What’s Included With Spelling You See?
In the Modern Milestones set, there are three softcover books: two student workbooks and one instructor’s handbook. Each student book is approximately 180 pages, and between the two, include enough material for 36 weeks, with lessons 5 days per week. The 70-page instructor handbook describes the philosophy behind the program, includes a “getting started” guide and lesson-by-lesson instructions, plus a complete answer key.
Do We Need Anything Else To Get Started With Modern Milestones?
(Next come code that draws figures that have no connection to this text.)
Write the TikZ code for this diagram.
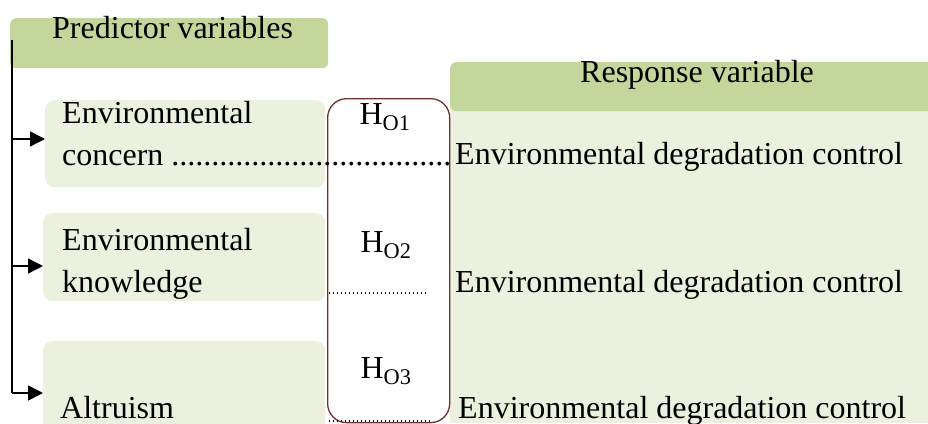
\documentclass[tikz,border=0pt]{standalone}
\usepackage{fontspec}
\setmainfont{Liberation Serif}
\usetikzlibrary{arrows.meta}
\definecolor{headgreen}{HTML}{C3D69B}
\definecolor{boxgreen}{HTML}{EBF1DE}
\definecolor{hypred}{HTML}{70302E}
\begin{document}
\begin{tikzpicture}[x=1pt,y=1pt,
	font=\fontsize{32}{38}\selectfont,
	head box/.style={fill=headgreen, rounded corners=6pt, inner sep=0pt},
	pred box/.style={fill=boxgreen, rounded corners=9pt, inner sep=0pt, anchor=north west},
	hyp box/.style={draw=hypred, line width=1.3pt, rounded corners=19pt, inner sep=0pt, anchor=north west},
	plain text/.style={inner sep=0pt, anchor=base west},
	hyp text/.style={inner sep=0pt, anchor=base},
	link/.style={line width=1.4pt, -{Triangle[length=15pt,width=15pt]}},
	short dots/.style={line width=1.3pt, dash pattern=on 1.3pt off 2.7pt}]
	\useasboundingbox (0,0) rectangle (928,-423);

	% response side
	\fill[boxgreen] (450,-100) rectangle (928,-423);
	\node[head box, minimum width=490pt, minimum height=49pt, anchor=north west] (Resp) at (450,-62) {};
	\node[plain text] (RespText) at (580,-82) {Response variable};

	% predictor side
	\node[head box, minimum width=318pt, minimum height=50pt, anchor=north west] (Pred) at (10,-18) {};
	\node[plain text] (PredText) at (52,-38) {Predictor variables};
	\node[pred box, minimum width=280pt, minimum height=87pt] (Concern) at (45,-100) {};
	\node[pred box, minimum width=282pt, minimum height=88pt] (Knowledge) at (43,-213) {};
	\node[pred box, minimum width=282pt, minimum height=100pt] (Altruism) at (43,-341) {};

	% hypotheses
	\node[hyp box, minimum width=122pt, minimum height=324pt] (Hyp) at (327,-98) {};
	\node[hyp text] (H1) at (385,-124) {H\textsubscript{O1}};
	\node[hyp text] (H2) at (386,-252) {H\textsubscript{O2}};
	\node[hyp text] (H3) at (386,-378) {H\textsubscript{O3}};

	% row texts
	\node[plain text] (C1) at (62,-123) {Environmental};
	\node[plain text] (C2) at (62,-165) {concern ...................................};
	\node[plain text] (K1) at (62,-250) {Environmental};
	\node[plain text] (K2) at (62,-292) {knowledge};
	\node[plain text] (A1) at (60,-418) {Altruism};
	\node[plain text] (D1) at (455,-164) {Environmental degradation control};
	\node[plain text] (D2) at (455,-292) {Environmental degradation control};
	\node[plain text] (D3) at (458,-418) {Environmental degradation control};

	% dotted links
	\coordinate (L2) at (329,-293);
	\coordinate (R2) at (427,-293);
	\coordinate (L3) at (329,-421);
	\coordinate (R3) at (430,-421);
	\draw[short dots] (L2) -- (R2);
	\draw[short dots] (L3) -- (R3);

	% trunk and arrows
	\coordinate (Top) at (12,-40);
	\coordinate (Bot) at (12,-393);
	\draw[line width=1.4pt] (Top) -- (Bot);
	\draw[link] (12,-139) -- (Concern.west |- 0,-139);
	\draw[link] (12,-266) -- (Knowledge.west |- 0,-266);
	\draw[link] (Bot) -- (Altruism.west |- Bot);
\end{tikzpicture}
\end{document}
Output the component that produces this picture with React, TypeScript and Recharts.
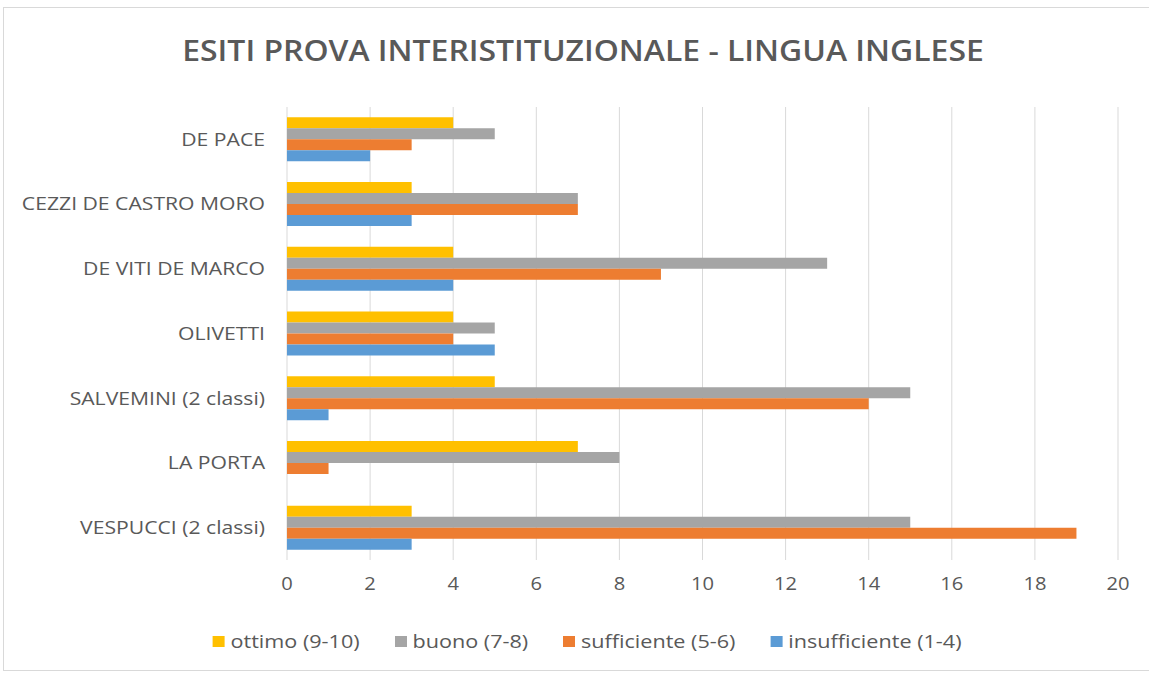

To make the best use of the lessons, in addition to a regular pencil, students will need colored pencils or highlighters in four colors: blue, green, yellow, and orange. (Or colored pens, as is my daughter’s preference. I had a bit of hesitation about allowing her to use something non-erasable, so you may want to consider this before deciding.)
What Are The Lessons Like?
Each weekly lesson is divided into five parts, lettered A through E. (I love this kind of numbering scheme, by the way… 1A, 1B, 1C, 1D, 1E, 2A, etc. It makes it SO much easier for me to schedule!) Each of the daily assignments is on two pages that face each other, so that the student can see both pages of the assignment when the book is open, without having to flip between pages.
Every day, the student reads the passage on the left out loud, and the instructor helps with any pronunciation as needed. The next step in the lesson is for the student to mark base words, suffixes, and prefixes, as listed on each page. Those tasks are repeated for all five days of the week.
The third part of the lesson varies, depending on the day of the week. Days A and B are focused on copywork. Day C is called a “workshop activity”, often consisting of fill-in-the-blanks, matching parts of words, or a similar task. Days D and E are dictation days, where the student will write the passage down as it’s read aloud.
This Is What We Ended Up Doing…
Needless to say, this is MUCH more instructor intensive than either Cheyenne or I are used to at this point in our homeschooling lives, especially for spelling! As a near-teen, she’s gravitated toward a strong preference for independent work that she can complete on her own time, at the speed she desires, in the order she wishes. Her typical workstyle means that she comes to me with questions as she needs to, which is usually only once or twice per week, because she saves them up for a convenient (for her and me both) time.
Let’s just say, attempting to change our style to the degree necessary to effectively use Spelling You See was a bit of a challenge.
What Did Cheyenne Think of Modern Milestones?
She liked reading the little bits of history, but she’d have preferred to just read about them. She was happy to find the base words, suffixes, and prefixes in a reading selection – ONCE. By the third time each week, she was irritated, and by the fifth, she wanted it done.
It was much the same experience with the copywork and dictation. It quickly became clear that while the level of the work is barely below her level, still challenging enough that she has to think about it a little, the lack of variety – in tasks she really doesn’t like – caused her to react as if it were punishment, not education.
Her favorite part was Day C’s workshop – which she found the most interesting and variable.
In her words? “Mom, this isn’t the spelling for me. I might’ve liked it when I was little… but not now.”
And What Me, Mom, Thinks…
Spelling You See is a well-thought out program, and it’s excellently designed for the right type of homeschooler – but we’re not that type of homeschooler. With one mom and four teens (well, Chey’s six weeks from teen), a very active schedule, and kids that prefer flexibility and independence, materials that are teacher-intensive just aren’t a good fit for us.
It might well have worked for us if we’d started when the kids were younger, but she’s independent enough at this point, that while it’s interesting as something “different”, it’s really a bit of a hassle when our lifestyle – and her preferences – tend toward individual work and seeking help only when needed.
Classic case of it’s not the curricula, it’s us.